Kafka's fiction delves into the significance of life at its most physically and psychologically intimate levels. In texts such as "Hullabaloo," "The Judgment," and "The Metamorphosis," Kafka's heroes wander through places that do not belong to them and that they do not understand. They are lost in a world where distance and proximity have no relevance.
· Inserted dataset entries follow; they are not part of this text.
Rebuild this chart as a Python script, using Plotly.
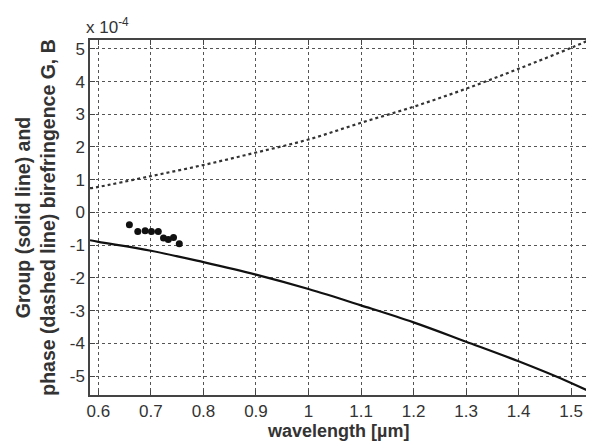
import plotly.graph_objects as go

# wavelength in micrometres
wl = [0.584, 0.6, 0.7, 0.8, 0.9, 1.0, 1.1, 1.2, 1.3, 1.4, 1.5, 1.536]
# group birefringence G (x 1e-4), solid line
G = [-0.85, -0.9, -1.17, -1.52, -1.9, -2.34, -2.84, -3.36, -3.95, -4.55, -5.21, -5.48]
# phase birefringence B (x 1e-4), dashed line
B = [0.74, 0.78, 1.11, 1.45, 1.83, 2.23, 2.74, 3.23, 3.78, 4.39, 5.03, 5.28]
# measured points
meas_wl = [0.659, 0.675, 0.689, 0.701, 0.714, 0.724, 0.733, 0.743, 0.754]
meas_G = [-0.38, -0.58, -0.56, -0.58, -0.58, -0.78, -0.83, -0.77, -0.96]

x_ticks = [0.6, 0.7, 0.8, 0.9, 1.0, 1.1, 1.2, 1.3, 1.4, 1.5]
x_ticktext = ["0.6", "0.7", "0.8", "0.9", "1", "1.1", "1.2", "1.3", "1.4", "1.5"]
y_ticks = [5, 4, 3, 2, 1, 0, -1, -2, -3, -4, -5]
y_ticktext = ["5", "4", "3", "2", "1", "0", "-1", "-2", "-3", "-4", "-5"]

fig = go.Figure()
fig.add_trace(go.Scatter(x=wl, y=B, mode="lines", line=dict(color="#333", width=2.2, dash="dot", shape="spline"), showlegend=False))
fig.add_trace(go.Scatter(x=wl, y=G, mode="lines", line=dict(color="#111", width=2.2, shape="spline"), showlegend=False))
fig.add_trace(go.Scatter(x=meas_wl, y=meas_G, mode="markers", marker=dict(color="#111", size=7), showlegend=False))

font = "Liberation Sans, Arial, sans-serif"
axis_common = dict(
    showline=True, linecolor="#444", linewidth=1.5, mirror="allticks",
    ticks="inside", ticklen=5, tickcolor="#444",
    showgrid=True, gridcolor="#555", griddash="dot", gridwidth=1,
    zeroline=False, automargin=False, tickfont=dict(family=font, size=17, color="#333"),
)
fig.update_xaxes(range=[0.584, 1.536], tickvals=x_ticks, ticktext=x_ticktext, **axis_common)
fig.update_yaxes(range=[-5.58, 5.27], tickvals=y_ticks, ticktext=y_ticktext,
                 title=dict(text="<b>Group (solid line) and<br>phase (dashed line) birefringence G, B</b>",
                            font=dict(family=font, size=19.5, color="#333"), standoff=9),
                 **axis_common)
fig.add_annotation(x=0.496, y=0, xref="paper", yref="paper", xanchor="center", yanchor="middle",
                   text="<b>wavelength [µm]</b>", showarrow=False, yshift=-36,
                   font=dict(family=font, size=18, color="#333"))
fig.add_annotation(x=0, y=1, xref="paper", yref="paper", xanchor="left", yanchor="bottom",
                   text="x 10<sup>-4</sup>", showarrow=False, yshift=1, xshift=-6,
                   font=dict(family=font, size=17, color="#333"))
# the page body adds an 8px offset, so the figure is sized to fit the window
fig.update_layout(width=586, height=436, margin=dict(l=82, r=4, t=32, b=49),
                  plot_bgcolor="white", paper_bgcolor="white")
fig.write_html("out.html")
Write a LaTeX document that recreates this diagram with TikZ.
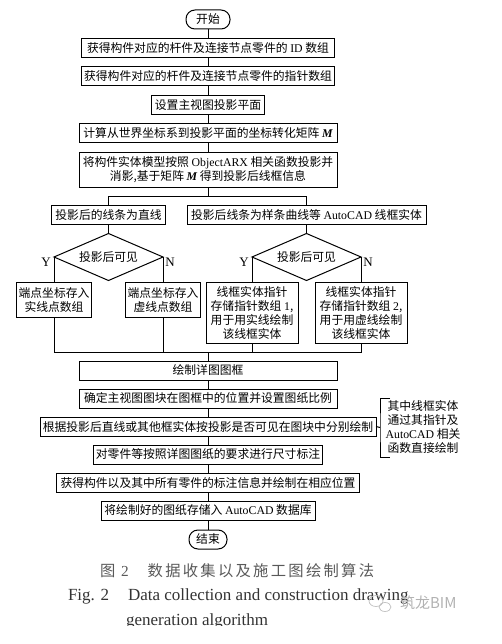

"The Burrow," one of Kafka's last short stories, is the monologue of a paranoid mole describing his burrow with disturbing realism: the exhausting conquest of one's own home ultimately betrays the impossibility of ever really living at peace. The tortuous connection between the mole and its burrow resembles Kafka's struggle with his work and with finding his place in the world. Kafka cannot live with himself, cannot live anywhere. The mole-writer can use only his claws, snout, and the strength of his forehead to show us an architecture created out of fear.
"Hullabaloo."
In this short story, Kafka gives a detailed description of the noise pollution that he suffered at his parents' house: "I hear all the doors close, because of their noise only the footsteps of those running between them are spared me, I hear even the slamming of the oven door in the kitchen." In such an atmosphere, he could only write with "a constant trembling on my forehead." Everything in the house was din, from his father's dragging dressing gown to the more delicate, but no less hopeless, singing of the canaries.
"The Metamorphosis."
Gregor Samsa, an ordinary commercial traveler, woke up one morning to find himself transformed into a gigantic insect- thereby undergoing the most famous regression in modern literature. This representation of dislocation is set within the four walls of a room to which Gregor's family lays siege. There has been much speculation about the kind of insect he becomes; some have suggested a bedbug, a centipede, and a wood louse. Novelist and lepidopterist Vladimir Nabokov imagined a brown convex beetle the size of a dog. Kafka was horrified at the idea of having his creature illustrated. His instructions to Ottomar Starke, who designed the cover of the first edition, were precise: "The insect itself cannot be depicted. It cannot even be shown from a distance."
"The Judgment."
This short story was written on the night of September 22, 1912, in eight hours of work. Kafka called the event a "complete liberation": it was the first time he had been able to write as he had dreamed of doing. "The Judgment" is generally considered to be a turning point in his life and writing, yet Kafka was aware that there was nothing new about the story's subject- the conflict between father and son. As his friend Gustav Janouch said: "The son's rebellion against his father is an old theme in literature, but an even older one in the real world."
Kafka's bestiary.
An ape who tries to explain to academics that their condition means that "everyone on earth feels a tickling of the heels." A dog is concerned with an unknown science that places freedom above all else. A cat has a lamb's soul. Vultures and sirens reinvent their origins. A giant mole. A singing mouse. Bucephalus, Alexander's horse, turns into a lawyer. In the City of K., men become animals and animals aspire to understanding the laws of human beings. Kafka's bestiary has led to many different interpretations. His choice of animals is not coincidental. Each one is a mirror of the darkest corners of the labyrinth.